=== WHAT YOU SHOULD DO ===
Copy the listing below in full and skip every picture.

=== INFORMATION SUPPLIED ===
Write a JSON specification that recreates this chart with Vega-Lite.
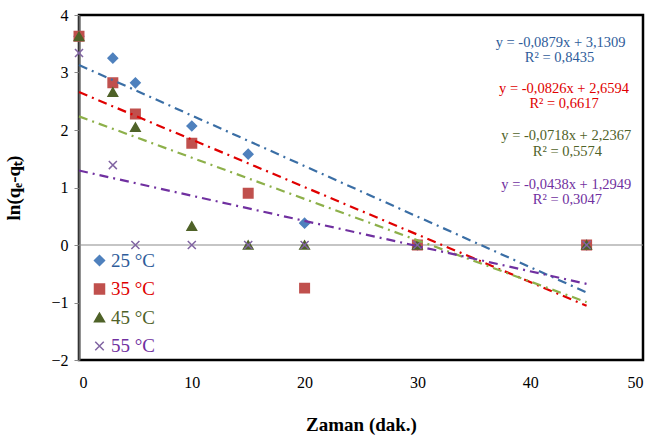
{
  "$schema": "https://vega.github.io/schema/vega-lite/v6.json",
  "width": 564,
  "height": 345,
  "autosize": {"type": "none"},
  "padding": {"left": 79, "top": 15, "right": 11, "bottom": 77},
  "background": "white",
  "config": {
    "view": {"stroke": "black", "strokeWidth": 2.5},
    "font": "Liberation Serif",
    "text": {"font": "Liberation Serif"},
    "legend": {"labelFont": "Liberation Serif", "titleFont": "Liberation Serif"},
    "axis": {"labelFont": "Liberation Serif", "titleFont": "Liberation Serif", "grid": false, "labelColor": "#000", "titleColor": "#000"}
  },
  "datasets": {
    "pts": [
      {"x": 0, "y": 3.63, "s": "25 °C"}, {"x": 3, "y": 3.25, "s": "25 °C"}, {"x": 5, "y": 2.82, "s": "25 °C"}, {"x": 10, "y": 2.07, "s": "25 °C"}, {"x": 15, "y": 1.58, "s": "25 °C"}, {"x": 20, "y": 0.38, "s": "25 °C"}, {"x": 30, "y": 0, "s": "25 °C"}, {"x": 45, "y": 0, "s": "25 °C"},
      {"x": 0, "y": 3.63, "s": "35 °C"}, {"x": 3, "y": 2.82, "s": "35 °C"}, {"x": 5, "y": 2.28, "s": "35 °C"}, {"x": 10, "y": 1.77, "s": "35 °C"}, {"x": 15, "y": 0.9, "s": "35 °C"}, {"x": 20, "y": -0.75, "s": "35 °C"}, {"x": 30, "y": 0, "s": "35 °C"}, {"x": 45, "y": 0, "s": "35 °C"},
      {"x": 0, "y": 3.63, "s": "45 °C"}, {"x": 3, "y": 2.66, "s": "45 °C"}, {"x": 5, "y": 2.05, "s": "45 °C"}, {"x": 10, "y": 0.33, "s": "45 °C"}, {"x": 15, "y": 0, "s": "45 °C"}, {"x": 20, "y": 0, "s": "45 °C"}, {"x": 30, "y": 0, "s": "45 °C"}, {"x": 45, "y": 0, "s": "45 °C"},
      {"x": 0, "y": 3.34, "s": "55 °C"}, {"x": 3, "y": 1.39, "s": "55 °C"}, {"x": 5, "y": 0, "s": "55 °C"}, {"x": 10, "y": 0, "s": "55 °C"}, {"x": 15, "y": 0, "s": "55 °C"}, {"x": 20, "y": 0, "s": "55 °C"}, {"x": 30, "y": 0, "s": "55 °C"}, {"x": 45, "y": 0, "s": "55 °C"}
    ],
    "trend": [
      {"x": 0, "y": 3.1309, "s": "25 °C"}, {"x": 45, "y": -0.8246, "s": "25 °C"},
      {"x": 0, "y": 2.6594, "s": "35 °C"}, {"x": 45, "y": -1.0576, "s": "35 °C"},
      {"x": 0, "y": 2.2367, "s": "45 °C"}, {"x": 45, "y": -0.9943, "s": "45 °C"},
      {"x": 0, "y": 1.2949, "s": "55 °C"}, {"x": 45, "y": -0.6761, "s": "55 °C"}
    ],
    "eq": [
      {"x": 42.7, "y": 3.52, "t": "y = -0,0879x + 3,1309", "s": "25 °C"},
      {"x": 42.6, "y": 3.25, "t": "R² = 0,8435", "s": "25 °C"},
      {"x": 43.0, "y": 2.72, "t": "y = -0,0826x + 2,6594", "s": "35 °C"},
      {"x": 43.0, "y": 2.45, "t": "R² = 0,6617", "s": "35 °C"},
      {"x": 43.2, "y": 1.89, "t": "y = -0,0718x + 2,2367", "s": "45 °C"},
      {"x": 43.3, "y": 1.62, "t": "R² = 0,5574", "s": "45 °C"},
      {"x": 43.2, "y": 1.05, "t": "y = -0,0438x + 1,2949", "s": "55 °C"},
      {"x": 43.3, "y": 0.78, "t": "R² = 0,3047", "s": "55 °C"}
    ],
    "zero": [{"y": 0}]
  },
  "resolve": {"scale": {"color": "independent", "stroke": "independent", "shape": "independent"}, "legend": {"color": "independent", "stroke": "independent", "shape": "independent"}},
  "layer": [
    {
      "data": {"name": "zero"},
      "mark": {"type": "rule", "color": "#8c8c8c", "strokeWidth": 1.2},
      "encoding": {"y": {"field": "y", "type": "quantitative", "scale": {"domain": [-2, 4]}}}
    },
    {
      "data": {"name": "pts"},
      "mark": {"type": "point", "filled": true, "opacity": 1, "strokeWidth": 1.5},
      "encoding": {
        "x": {"field": "x", "type": "quantitative", "scale": {"domain": [0, 50]},
          "axis": {"values": [0, 10, 20, 30, 40, 50], "format": "d", "title": "Zaman (dak.)", "titleFont": "Liberation Serif", "labelFont": "Liberation Serif", "titleFontSize": 19, "titleFontWeight": "bold", "labelFontSize": 16, "domain": false, "ticks": false, "labelPadding": 14, "titlePadding": 25}},
        "y": {"field": "y", "type": "quantitative", "scale": {"domain": [-2, 4]},
          "axis": {"values": [-2, -1, 0, 1, 2, 3, 4], "format": "d", "title": "ln(qₑ-qₜ)", "titleFont": "Liberation Serif", "labelFont": "Liberation Serif", "titleFontSize": 19, "titleFontWeight": "bold", "labelFontSize": 16, "domainColor": "#666", "domainWidth": 2, "tickColor": "#888", "tickSize": 5, "labelPadding": 6, "titlePadding": 27}},
        "color": {"field": "s", "type": "nominal", "scale": {"domain": ["25 °C", "35 °C", "45 °C", "55 °C"], "range": ["#4F81BD", "#C0504D", "#4F6228", "#8064A2"]},
          "legend": {"title": null, "orient": "none", "legendX": 11, "legendY": 236, "labelFontSize": 19, "labelFont": "Liberation Serif", "symbolSize": 100, "rowPadding": 8.5, "labelOffset": 2,
            "labelColor": {"expr": "datum.value == '25 °C' ? '#2E5C9A' : datum.value == '35 °C' ? '#E00000' : datum.value == '45 °C' ? '#4F6228' : '#7030A0'"}}},
        "stroke": {"field": "s", "type": "nominal", "scale": {"domain": ["25 °C", "35 °C", "45 °C", "55 °C"], "range": ["#4F81BD", "#C0504D", "#4F6228", "#8064A2"]}, "legend": null},
        "shape": {"field": "s", "type": "nominal", "scale": {"domain": ["25 °C", "35 °C", "45 °C", "55 °C"], "range": ["diamond", "square", "triangle-up", "M-0.85,-0.85L0.85,0.85M-0.85,0.85L0.85,-0.85"]}, "legend": null},
        "size": {"value": 90}
      }
    },
    {
      "data": {"name": "trend"},
      "mark": {"type": "line", "strokeWidth": 2.2, "strokeDash": [9, 5, 2, 5]},
      "encoding": {
        "x": {"field": "x", "type": "quantitative"},
        "y": {"field": "y", "type": "quantitative"},
        "color": {"field": "s", "type": "nominal", "legend": null, "scale": {"domain": ["25 °C", "35 °C", "45 °C", "55 °C"], "range": ["#3A6EA5", "#E00000", "#8DB04A", "#7030A0"]}}
      }
    },
    {
      "data": {"name": "eq"},
      "mark": {"type": "text", "font": "Liberation Serif", "fontSize": 14.5, "align": "center", "baseline": "middle"},
      "encoding": {
        "x": {"field": "x", "type": "quantitative"},
        "y": {"field": "y", "type": "quantitative"},
        "text": {"field": "t"},
        "color": {"field": "s", "type": "nominal", "legend": null, "scale": {"domain": ["25 °C", "35 °C", "45 °C", "55 °C"], "range": ["#2E5C9A", "#E00000", "#4F6228", "#7030A0"]}}
      }
    }
  ]
}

=== FINAL RESULT ===
Write a JSON specification that recreates this chart with Vega-Lite.
{
  "$schema": "https://vega.github.io/schema/vega-lite/v6.json",
  "width": 564,
  "height": 345,
  "autosize": {"type": "none"},
  "padding": {"left": 79, "top": 15, "right": 11, "bottom": 77},
  "background": "white",
  "config": {
    "view": {"stroke": "black", "strokeWidth": 2.5},
    "font": "Liberation Serif",
    "text": {"font": "Liberation Serif"},
    "legend": {"labelFont": "Liberation Serif", "titleFont": "Liberation Serif"},
    "axis": {"labelFont": "Liberation Serif", "titleFont": "Liberation Serif", "grid": false, "labelColor": "#000", "titleColor": "#000"}
  },
  "datasets": {
    "pts": [
      {"x": 0, "y": 3.63, "s": "25 °C"}, {"x": 3, "y": 3.25, "s": "25 °C"}, {"x": 5, "y": 2.82, "s": "25 °C"}, {"x": 10, "y": 2.07, "s": "25 °C"}, {"x": 15, "y": 1.58, "s": "25 °C"}, {"x": 20, "y": 0.38, "s": "25 °C"}, {"x": 30, "y": 0, "s": "25 °C"}, {"x": 45, "y": 0, "s": "25 °C"},
      {"x": 0, "y": 3.63, "s": "35 °C"}, {"x": 3, "y": 2.82, "s": "35 °C"}, {"x": 5, "y": 2.28, "s": "35 °C"}, {"x": 10, "y": 1.77, "s": "35 °C"}, {"x": 15, "y": 0.9, "s": "35 °C"}, {"x": 20, "y": -0.75, "s": "35 °C"}, {"x": 30, "y": 0, "s": "35 °C"}, {"x": 45, "y": 0, "s": "35 °C"},
      {"x": 0, "y": 3.63, "s": "45 °C"}, {"x": 3, "y": 2.66, "s": "45 °C"}, {"x": 5, "y": 2.05, "s": "45 °C"}, {"x": 10, "y": 0.33, "s": "45 °C"}, {"x": 15, "y": 0, "s": "45 °C"}, {"x": 20, "y": 0, "s": "45 °C"}, {"x": 30, "y": 0, "s": "45 °C"}, {"x": 45, "y": 0, "s": "45 °C"},
      {"x": 0, "y": 3.34, "s": "55 °C"}, {"x": 3, "y": 1.39, "s": "55 °C"}, {"x": 5, "y": 0, "s": "55 °C"}, {"x": 10, "y": 0, "s": "55 °C"}, {"x": 15, "y": 0, "s": "55 °C"}, {"x": 20, "y": 0, "s": "55 °C"}, {"x": 30, "y": 0, "s": "55 °C"}, {"x": 45, "y": 0, "s": "55 °C"}
    ],
    "trend": [
      {"x": 0, "y": 3.1309, "s": "25 °C"}, {"x": 45, "y": -0.8246, "s": "25 °C"},
      {"x": 0, "y": 2.6594, "s": "35 °C"}, {"x": 45, "y": -1.0576, "s": "35 °C"},
      {"x": 0, "y": 2.2367, "s": "45 °C"}, {"x": 45, "y": -0.9943, "s": "45 °C"},
      {"x": 0, "y": 1.2949, "s": "55 °C"}, {"x": 45, "y": -0.6761, "s": "55 °C"}
    ],
    "eq": [
      {"x": 42.7, "y": 3.52, "t": "y = -0,0879x + 3,1309", "s": "25 °C"},
      {"x": 42.6, "y": 3.25, "t": "R² = 0,8435", "s": "25 °C"},
      {"x": 43.0, "y": 2.72, "t": "y = -0,0826x + 2,6594", "s": "35 °C"},
      {"x": 43.0, "y": 2.45, "t": "R² = 0,6617", "s": "35 °C"},
      {"x": 43.2, "y": 1.89, "t": "y = -0,0718x + 2,2367", "s": "45 °C"},
      {"x": 43.3, "y": 1.62, "t": "R² = 0,5574", "s": "45 °C"},
      {"x": 43.2, "y": 1.05, "t": "y = -0,0438x + 1,2949", "s": "55 °C"},
      {"x": 43.3, "y": 0.78, "t": "R² = 0,3047", "s": "55 °C"}
    ],
    "zero": [{"y": 0}]
  },
  "resolve": {"scale": {"color": "independent", "stroke": "independent", "shape": "independent"}, "legend": {"color": "independent", "stroke": "independent", "shape": "independent"}},
  "layer": [
    {
      "data": {"name": "zero"},
      "mark": {"type": "rule", "color": "#8c8c8c", "strokeWidth": 1.2},
      "encoding": {"y": {"field": "y", "type": "quantitative", "scale": {"domain": [-2, 4]}}}
    },
    {
      "data": {"name": "pts"},
      "mark": {"type": "point", "filled": true, "opacity": 1, "strokeWidth": 1.5},
      "encoding": {
        "x": {"field": "x", "type": "quantitative", "scale": {"domain": [0, 50]},
          "axis": {"values": [0, 10, 20, 30, 40, 50], "format": "d", "title": "Zaman (dak.)", "titleFont": "Liberation Serif", "labelFont": "Liberation Serif", "titleFontSize": 19, "titleFontWeight": "bold", "labelFontSize": 16, "domain": false, "ticks": false, "labelPadding": 14, "titlePadding": 25}},
        "y": {"field": "y", "type": "quantitative", "scale": {"domain": [-2, 4]},
          "axis": {"values": [-2, -1, 0, 1, 2, 3, 4], "format": "d", "title": "ln(qₑ-qₜ)", "titleFont": "Liberation Serif", "labelFont": "Liberation Serif", "titleFontSize": 19, "titleFontWeight": "bold", "labelFontSize": 16, "domainColor": "#666", "domainWidth": 2, "tickColor": "#888", "tickSize": 5, "labelPadding": 6, "titlePadding": 27}},
        "color": {"field": "s", "type": "nominal", "scale": {"domain": ["25 °C", "35 °C", "45 °C", "55 °C"], "range": ["#4F81BD", "#C0504D", "#4F6228", "#8064A2"]},
          "legend": {"title": null, "orient": "none", "legendX": 11, "legendY": 236, "labelFontSize": 19, "labelFont": "Liberation Serif", "symbolSize": 100, "rowPadding": 8.5, "labelOffset": 2,
            "labelColor": {"expr": "datum.value == '25 °C' ? '#2E5C9A' : datum.value == '35 °C' ? '#E00000' : datum.value == '45 °C' ? '#4F6228' : '#7030A0'"}}},
        "stroke": {"field": "s", "type": "nominal", "scale": {"domain": ["25 °C", "35 °C", "45 °C", "55 °C"], "range": ["#4F81BD", "#C0504D", "#4F6228", "#8064A2"]}, "legend": null},
        "shape": {"field": "s", "type": "nominal", "scale": {"domain": ["25 °C", "35 °C", "45 °C", "55 °C"], "range": ["diamond", "square", "triangle-up", "M-0.85,-0.85L0.85,0.85M-0.85,0.85L0.85,-0.85"]}, "legend": null},
        "size": {"value": 90}
      }
    },
    {
      "data": {"name": "trend"},
      "mark": {"type": "line", "strokeWidth": 2.2, "strokeDash": [9, 5, 2, 5]},
      "encoding": {
        "x": {"field": "x", "type": "quantitative"},
        "y": {"field": "y", "type": "quantitative"},
        "color": {"field": "s", "type": "nominal", "legend": null, "scale": {"domain": ["25 °C", "35 °C", "45 °C", "55 °C"], "range": ["#3A6EA5", "#E00000", "#8DB04A", "#7030A0"]}}
      }
    },
    {
      "data": {"name": "eq"},
      "mark": {"type": "text", "font": "Liberation Serif", "fontSize": 14.5, "align": "center", "baseline": "middle"},
      "encoding": {
        "x": {"field": "x", "type": "quantitative"},
        "y": {"field": "y", "type": "quantitative"},
        "text": {"field": "t"},
        "color": {"field": "s", "type": "nominal", "legend": null, "scale": {"domain": ["25 °C", "35 °C", "45 °C", "55 °C"], "range": ["#2E5C9A", "#E00000", "#4F6228", "#7030A0"]}}
      }
    }
  ]
}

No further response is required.